Slow walkers are inherently creepy if they are young, puzzling if middle aged, sad if elderly. The most threatening slow walkers are those guys in the gym who move in deliberate short steps in between apparatus. You can smell them inching toward you, flexing, just begging for an excuse to flatten you. Their glare is not something you challenge. As they saunter past, you breath a sign of relief and return to bench pressing your 60 pounds.
The obvious offenders are tourists spreading across the sidewalk, texting or taking pictures. At least there is a rationale there. But perfectly healthy adults who simply are moving at an unacceptably, relaxed pace have no excuse. It's not like they're pushing a shopping cart or stroller. There they are, moseying along, head turning side to side, enjoying the scenery and weather. There should be a law limiting that sort of thing to between 6 and 7AM.
I love grandparents as a whole, but you simply cannot take them anywhere, especially if there's snow on the ground. It takes them so damn long to get in and out of the car. You go half a block and already they're far behind. And then you get that weak, whiny voice--wait for me! You have to double back and then the whole thing starts again.
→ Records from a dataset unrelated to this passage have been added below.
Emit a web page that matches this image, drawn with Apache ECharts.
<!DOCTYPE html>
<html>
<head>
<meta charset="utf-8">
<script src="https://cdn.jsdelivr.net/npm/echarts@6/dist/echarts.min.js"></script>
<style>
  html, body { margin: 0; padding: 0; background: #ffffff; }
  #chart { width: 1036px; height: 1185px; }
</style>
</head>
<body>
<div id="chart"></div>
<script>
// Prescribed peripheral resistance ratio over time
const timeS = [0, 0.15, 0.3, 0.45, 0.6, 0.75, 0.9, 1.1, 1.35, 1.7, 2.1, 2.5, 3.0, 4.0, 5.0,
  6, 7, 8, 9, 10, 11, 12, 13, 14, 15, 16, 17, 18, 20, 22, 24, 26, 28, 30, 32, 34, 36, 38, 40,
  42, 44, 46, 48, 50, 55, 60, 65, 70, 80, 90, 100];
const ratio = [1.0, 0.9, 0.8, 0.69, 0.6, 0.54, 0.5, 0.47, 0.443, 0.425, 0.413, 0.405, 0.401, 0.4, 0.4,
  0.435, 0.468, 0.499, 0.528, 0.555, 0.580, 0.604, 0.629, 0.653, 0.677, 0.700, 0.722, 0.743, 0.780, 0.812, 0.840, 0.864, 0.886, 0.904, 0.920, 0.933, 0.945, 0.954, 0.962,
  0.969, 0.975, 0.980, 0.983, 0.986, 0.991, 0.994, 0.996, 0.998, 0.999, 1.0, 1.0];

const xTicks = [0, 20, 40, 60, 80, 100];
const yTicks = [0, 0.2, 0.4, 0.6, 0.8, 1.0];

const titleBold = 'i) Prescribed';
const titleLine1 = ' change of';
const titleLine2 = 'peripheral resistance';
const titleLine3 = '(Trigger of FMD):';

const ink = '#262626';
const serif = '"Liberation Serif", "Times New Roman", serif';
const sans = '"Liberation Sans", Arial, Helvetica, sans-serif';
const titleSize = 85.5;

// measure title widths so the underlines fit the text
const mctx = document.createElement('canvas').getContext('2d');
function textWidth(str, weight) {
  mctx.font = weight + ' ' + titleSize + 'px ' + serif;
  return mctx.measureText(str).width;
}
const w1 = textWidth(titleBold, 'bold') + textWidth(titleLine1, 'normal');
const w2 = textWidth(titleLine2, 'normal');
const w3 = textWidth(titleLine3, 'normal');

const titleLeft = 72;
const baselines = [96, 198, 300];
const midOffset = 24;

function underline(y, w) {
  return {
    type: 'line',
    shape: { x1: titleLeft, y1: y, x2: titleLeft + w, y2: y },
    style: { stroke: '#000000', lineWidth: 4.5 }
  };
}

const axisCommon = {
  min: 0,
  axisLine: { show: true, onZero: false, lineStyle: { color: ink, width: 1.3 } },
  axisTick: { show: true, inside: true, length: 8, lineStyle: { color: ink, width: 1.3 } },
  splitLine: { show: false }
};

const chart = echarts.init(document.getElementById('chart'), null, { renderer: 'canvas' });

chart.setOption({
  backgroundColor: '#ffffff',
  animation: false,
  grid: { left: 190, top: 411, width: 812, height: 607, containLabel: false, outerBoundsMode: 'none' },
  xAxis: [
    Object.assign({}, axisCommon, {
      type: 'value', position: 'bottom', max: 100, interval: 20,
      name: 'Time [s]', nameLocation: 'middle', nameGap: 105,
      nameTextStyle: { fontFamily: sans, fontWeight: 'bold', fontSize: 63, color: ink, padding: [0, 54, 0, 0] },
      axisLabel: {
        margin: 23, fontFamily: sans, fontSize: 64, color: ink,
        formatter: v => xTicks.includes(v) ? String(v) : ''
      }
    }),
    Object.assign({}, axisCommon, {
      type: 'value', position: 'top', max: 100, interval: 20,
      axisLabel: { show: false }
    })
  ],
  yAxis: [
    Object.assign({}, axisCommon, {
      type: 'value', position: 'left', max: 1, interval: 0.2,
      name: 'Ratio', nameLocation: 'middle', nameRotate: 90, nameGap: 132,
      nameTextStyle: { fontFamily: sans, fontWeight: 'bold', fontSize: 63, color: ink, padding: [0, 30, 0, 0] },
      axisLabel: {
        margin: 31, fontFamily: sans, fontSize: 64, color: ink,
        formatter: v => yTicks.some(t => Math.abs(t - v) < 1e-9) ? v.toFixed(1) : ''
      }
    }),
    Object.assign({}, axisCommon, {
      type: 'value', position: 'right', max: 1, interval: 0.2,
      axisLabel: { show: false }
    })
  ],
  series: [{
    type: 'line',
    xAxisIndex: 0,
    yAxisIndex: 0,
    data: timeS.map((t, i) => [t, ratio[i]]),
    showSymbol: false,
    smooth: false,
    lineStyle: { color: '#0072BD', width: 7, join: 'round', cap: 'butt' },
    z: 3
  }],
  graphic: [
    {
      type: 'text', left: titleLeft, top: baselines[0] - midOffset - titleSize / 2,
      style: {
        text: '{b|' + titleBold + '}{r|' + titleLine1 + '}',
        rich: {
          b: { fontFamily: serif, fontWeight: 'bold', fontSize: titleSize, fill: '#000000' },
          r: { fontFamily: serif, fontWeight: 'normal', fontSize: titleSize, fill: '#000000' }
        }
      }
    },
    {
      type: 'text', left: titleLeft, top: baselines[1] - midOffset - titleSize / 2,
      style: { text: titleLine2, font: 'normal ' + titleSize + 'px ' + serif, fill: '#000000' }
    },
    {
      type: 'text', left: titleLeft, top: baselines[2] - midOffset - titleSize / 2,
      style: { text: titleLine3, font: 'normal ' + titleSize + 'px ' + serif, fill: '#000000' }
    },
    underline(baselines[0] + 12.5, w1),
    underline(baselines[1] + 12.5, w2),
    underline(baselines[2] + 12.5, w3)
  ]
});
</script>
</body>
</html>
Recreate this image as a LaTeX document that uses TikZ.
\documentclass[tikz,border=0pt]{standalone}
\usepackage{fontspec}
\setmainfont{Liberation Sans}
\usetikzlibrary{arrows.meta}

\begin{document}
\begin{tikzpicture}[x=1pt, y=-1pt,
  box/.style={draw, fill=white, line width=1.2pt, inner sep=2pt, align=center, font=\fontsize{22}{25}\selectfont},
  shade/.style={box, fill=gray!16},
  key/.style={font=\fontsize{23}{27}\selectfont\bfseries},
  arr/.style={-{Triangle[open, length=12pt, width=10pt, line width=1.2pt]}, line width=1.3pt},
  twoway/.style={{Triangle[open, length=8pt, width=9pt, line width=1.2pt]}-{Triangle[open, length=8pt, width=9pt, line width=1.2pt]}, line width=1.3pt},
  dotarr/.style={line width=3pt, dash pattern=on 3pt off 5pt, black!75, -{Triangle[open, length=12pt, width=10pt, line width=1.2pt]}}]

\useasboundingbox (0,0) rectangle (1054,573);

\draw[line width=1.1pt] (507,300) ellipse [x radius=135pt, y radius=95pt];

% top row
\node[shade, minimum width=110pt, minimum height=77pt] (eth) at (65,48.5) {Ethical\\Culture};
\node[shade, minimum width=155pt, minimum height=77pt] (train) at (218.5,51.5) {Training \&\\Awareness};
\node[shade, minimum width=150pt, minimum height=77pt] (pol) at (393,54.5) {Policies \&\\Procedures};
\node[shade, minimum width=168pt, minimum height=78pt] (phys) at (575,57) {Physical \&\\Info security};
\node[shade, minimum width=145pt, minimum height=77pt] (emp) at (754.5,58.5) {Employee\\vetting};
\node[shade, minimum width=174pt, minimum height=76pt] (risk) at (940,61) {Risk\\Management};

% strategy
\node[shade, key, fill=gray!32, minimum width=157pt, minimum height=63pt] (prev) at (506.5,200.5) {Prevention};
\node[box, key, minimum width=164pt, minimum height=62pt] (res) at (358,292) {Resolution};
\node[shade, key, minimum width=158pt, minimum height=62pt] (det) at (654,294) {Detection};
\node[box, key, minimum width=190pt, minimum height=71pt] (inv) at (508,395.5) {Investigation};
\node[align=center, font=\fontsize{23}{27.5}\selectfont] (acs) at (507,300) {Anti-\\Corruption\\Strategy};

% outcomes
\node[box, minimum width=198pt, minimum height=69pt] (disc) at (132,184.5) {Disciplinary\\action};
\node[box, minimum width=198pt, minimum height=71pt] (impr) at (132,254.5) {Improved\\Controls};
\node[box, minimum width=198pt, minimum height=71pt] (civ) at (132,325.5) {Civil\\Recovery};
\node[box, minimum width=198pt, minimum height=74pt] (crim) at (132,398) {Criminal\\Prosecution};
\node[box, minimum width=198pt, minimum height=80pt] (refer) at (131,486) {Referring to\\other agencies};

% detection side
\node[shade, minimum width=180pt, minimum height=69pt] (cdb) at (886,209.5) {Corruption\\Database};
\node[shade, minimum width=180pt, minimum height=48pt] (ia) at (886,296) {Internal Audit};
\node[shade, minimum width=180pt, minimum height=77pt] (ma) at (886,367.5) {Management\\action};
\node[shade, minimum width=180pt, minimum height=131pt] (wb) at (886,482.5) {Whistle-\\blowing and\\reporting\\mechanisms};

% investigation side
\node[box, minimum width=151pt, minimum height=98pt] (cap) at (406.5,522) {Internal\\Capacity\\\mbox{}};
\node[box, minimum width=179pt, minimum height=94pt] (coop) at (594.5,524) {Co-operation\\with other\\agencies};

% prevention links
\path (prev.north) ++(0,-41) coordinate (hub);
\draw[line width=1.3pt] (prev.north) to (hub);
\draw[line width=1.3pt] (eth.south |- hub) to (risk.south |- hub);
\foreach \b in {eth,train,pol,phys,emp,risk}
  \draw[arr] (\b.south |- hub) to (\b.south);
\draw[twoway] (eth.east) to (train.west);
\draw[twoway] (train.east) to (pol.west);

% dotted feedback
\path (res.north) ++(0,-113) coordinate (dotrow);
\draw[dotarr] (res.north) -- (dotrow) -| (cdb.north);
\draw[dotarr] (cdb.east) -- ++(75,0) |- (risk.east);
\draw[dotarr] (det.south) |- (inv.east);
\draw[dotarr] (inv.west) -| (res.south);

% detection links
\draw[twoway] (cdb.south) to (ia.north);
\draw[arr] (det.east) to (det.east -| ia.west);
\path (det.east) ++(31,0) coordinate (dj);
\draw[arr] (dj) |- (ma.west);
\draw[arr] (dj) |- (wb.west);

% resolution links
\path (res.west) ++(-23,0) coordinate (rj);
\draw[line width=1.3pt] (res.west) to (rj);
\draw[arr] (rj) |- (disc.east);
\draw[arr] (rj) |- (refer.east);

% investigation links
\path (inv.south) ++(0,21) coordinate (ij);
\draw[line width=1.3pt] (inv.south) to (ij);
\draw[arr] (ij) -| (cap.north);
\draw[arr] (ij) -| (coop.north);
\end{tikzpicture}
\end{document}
I know children will walk faster as they mature, but do they have to stop and examine every little thing? Know what I've noticed? Priests walk faster than rabbis. Bellboys are faster than gas pumpers. Aunts are slower than cousins. Letterman is faster than Leno. No body's as slow as Abe Vigoda. Not even Betty White, who takes eons to reach the stage for her latest award. Can we declare a moratorium on Betty White awards?